## Given request
Repeat the listing that follows, character for character, minus the pictures.

-- Start --

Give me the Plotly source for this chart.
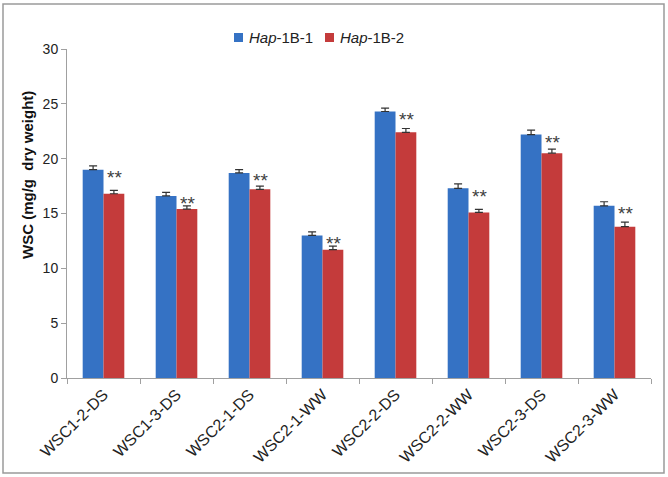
import plotly.graph_objects as go

categories = ["WSC1-2-DS", "WSC1-3-DS", "WSC2-1-DS", "WSC2-1-WW",
              "WSC2-2-DS", "WSC2-2-WW", "WSC2-3-DS", "WSC2-3-WW"]
hap1 = [19.0, 16.6, 18.7, 13.0, 24.3, 17.3, 22.2, 15.7]
hap1_err = [0.35, 0.33, 0.3, 0.33, 0.3, 0.4, 0.4, 0.37]
hap2 = [16.8, 15.4, 17.2, 11.7, 22.4, 15.1, 20.5, 13.8]
hap2_err = [0.3, 0.3, 0.3, 0.33, 0.35, 0.27, 0.37, 0.42]
sig_labels = ["**"] * 8
series_names = ["<i>Hap</i>-1B-1", "<i>Hap</i>-1B-2"]
series_colors = ["#3572c4", "#c43b3b"]

font_family = "Liberation Sans, Arial, sans-serif"

fig = go.Figure()
for name, vals, errs, col in zip(series_names, [hap1, hap2], [hap1_err, hap2_err], series_colors):
    fig.add_trace(go.Bar(
        x=categories, y=vals, name=name, showlegend=False,
        marker=dict(color=col, line=dict(width=0)),
        error_y=dict(type="data", symmetric=False, array=errs,
                     arrayminus=[0] * len(errs), color="#333333", thickness=1.2, width=4),
    ))

for c, v, s in zip(categories, hap1, sig_labels):
    fig.add_annotation(x=c, y=v, text=s, xref="x", yref="y",
                       xshift=11, yshift=-8, showarrow=False,
                       font=dict(family=font_family, size=19, color="#404040"))

# y-axis title (placed like the original, above the plot centre)
fig.add_annotation(text="<b>WSC (mg/g  dry weight)</b>", textangle=-90,
                   xref="paper", yref="paper", x=-40 / 584, y=0.617,
                   xanchor="center", yanchor="middle", showarrow=False,
                   font=dict(family=font_family, size=15, color="#111111"))

# legend drawn compactly like the original
W, H = 584.0, 329.0
shapes = [dict(type="rect", xref="paper", yref="paper",
               x0=-64 / W, x1=1 + 13 / W, y0=-95 / H, y1=1 + 45 / H,
               line=dict(color="#9a9a9a", width=1.5), fillcolor="rgba(0,0,0,0)")]
legend_sq_left = [234, 325]
for name, col, sx in zip(series_names, series_colors, legend_sq_left):
    shapes.append(dict(type="rect", xref="paper", yref="paper",
                       x0=(sx - 67) / W, x1=(sx + 9 - 67) / W,
                       y0=(378 - 42) / H, y1=(378 - 33) / H,
                       line=dict(width=0), fillcolor=col))
    fig.add_annotation(text=name, xref="paper", yref="paper",
                       x=(sx + 13 - 67) / W, y=(378 - 38) / H,
                       xanchor="left", yanchor="middle", showarrow=False,
                       font=dict(family=font_family, size=15, color="#222222"))

fig.update_layout(
    width=668, height=477,
    margin=dict(l=67, r=17, t=49, b=99, autoexpand=False),
    paper_bgcolor="white", plot_bgcolor="white",
    barmode="group", bargap=0.43, bargroupgap=0,
    font=dict(family=font_family, size=13, color="#222222"),
    showlegend=False,
    xaxis=dict(showline=True, linecolor="#a0a0a0", linewidth=1,
               ticks="outside", tickson="boundaries", ticklen=5, tickcolor="#a0a0a0",
               tickangle=-45, tickfont=dict(size=16, color="#222222"),
               showgrid=False, automargin=False),
    yaxis=dict(range=[0, 30], dtick=5, showline=True, linecolor="#a0a0a0", linewidth=1,
               ticks="outside", ticklen=5, tickcolor="#a0a0a0",
               tickfont=dict(size=14, color="#222222"), showgrid=False, zeroline=False,
               automargin=False),
    shapes=shapes,
)

fig.write_html("out.html", config={"displayModeBar": False},
               post_script="document.body.style.margin='0';document.body.style.overflow='hidden';")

-- End --

## The reply
Give me the Plotly source for this chart.
import plotly.graph_objects as go

categories = ["WSC1-2-DS", "WSC1-3-DS", "WSC2-1-DS", "WSC2-1-WW",
              "WSC2-2-DS", "WSC2-2-WW", "WSC2-3-DS", "WSC2-3-WW"]
hap1 = [19.0, 16.6, 18.7, 13.0, 24.3, 17.3, 22.2, 15.7]
hap1_err = [0.35, 0.33, 0.3, 0.33, 0.3, 0.4, 0.4, 0.37]
hap2 = [16.8, 15.4, 17.2, 11.7, 22.4, 15.1, 20.5, 13.8]
hap2_err = [0.3, 0.3, 0.3, 0.33, 0.35, 0.27, 0.37, 0.42]
sig_labels = ["**"] * 8
series_names = ["<i>Hap</i>-1B-1", "<i>Hap</i>-1B-2"]
series_colors = ["#3572c4", "#c43b3b"]

font_family = "Liberation Sans, Arial, sans-serif"

fig = go.Figure()
for name, vals, errs, col in zip(series_names, [hap1, hap2], [hap1_err, hap2_err], series_colors):
    fig.add_trace(go.Bar(
        x=categories, y=vals, name=name, showlegend=False,
        marker=dict(color=col, line=dict(width=0)),
        error_y=dict(type="data", symmetric=False, array=errs,
                     arrayminus=[0] * len(errs), color="#333333", thickness=1.2, width=4),
    ))

for c, v, s in zip(categories, hap1, sig_labels):
    fig.add_annotation(x=c, y=v, text=s, xref="x", yref="y",
                       xshift=11, yshift=-8, showarrow=False,
                       font=dict(family=font_family, size=19, color="#404040"))

# y-axis title (placed like the original, above the plot centre)
fig.add_annotation(text="<b>WSC (mg/g  dry weight)</b>", textangle=-90,
                   xref="paper", yref="paper", x=-40 / 584, y=0.617,
                   xanchor="center", yanchor="middle", showarrow=False,
                   font=dict(family=font_family, size=15, color="#111111"))

# legend drawn compactly like the original
W, H = 584.0, 329.0
shapes = [dict(type="rect", xref="paper", yref="paper",
               x0=-64 / W, x1=1 + 13 / W, y0=-95 / H, y1=1 + 45 / H,
               line=dict(color="#9a9a9a", width=1.5), fillcolor="rgba(0,0,0,0)")]
legend_sq_left = [234, 325]
for name, col, sx in zip(series_names, series_colors, legend_sq_left):
    shapes.append(dict(type="rect", xref="paper", yref="paper",
                       x0=(sx - 67) / W, x1=(sx + 9 - 67) / W,
                       y0=(378 - 42) / H, y1=(378 - 33) / H,
                       line=dict(width=0), fillcolor=col))
    fig.add_annotation(text=name, xref="paper", yref="paper",
                       x=(sx + 13 - 67) / W, y=(378 - 38) / H,
                       xanchor="left", yanchor="middle", showarrow=False,
                       font=dict(family=font_family, size=15, color="#222222"))

fig.update_layout(
    width=668, height=477,
    margin=dict(l=67, r=17, t=49, b=99, autoexpand=False),
    paper_bgcolor="white", plot_bgcolor="white",
    barmode="group", bargap=0.43, bargroupgap=0,
    font=dict(family=font_family, size=13, color="#222222"),
    showlegend=False,
    xaxis=dict(showline=True, linecolor="#a0a0a0", linewidth=1,
               ticks="outside", tickson="boundaries", ticklen=5, tickcolor="#a0a0a0",
               tickangle=-45, tickfont=dict(size=16, color="#222222"),
               showgrid=False, automargin=False),
    yaxis=dict(range=[0, 30], dtick=5, showline=True, linecolor="#a0a0a0", linewidth=1,
               ticks="outside", ticklen=5, tickcolor="#a0a0a0",
               tickfont=dict(size=14, color="#222222"), showgrid=False, zeroline=False,
               automargin=False),
    shapes=shapes,
)

fig.write_html("out.html", config={"displayModeBar": False},
               post_script="document.body.style.margin='0';document.body.style.overflow='hidden';")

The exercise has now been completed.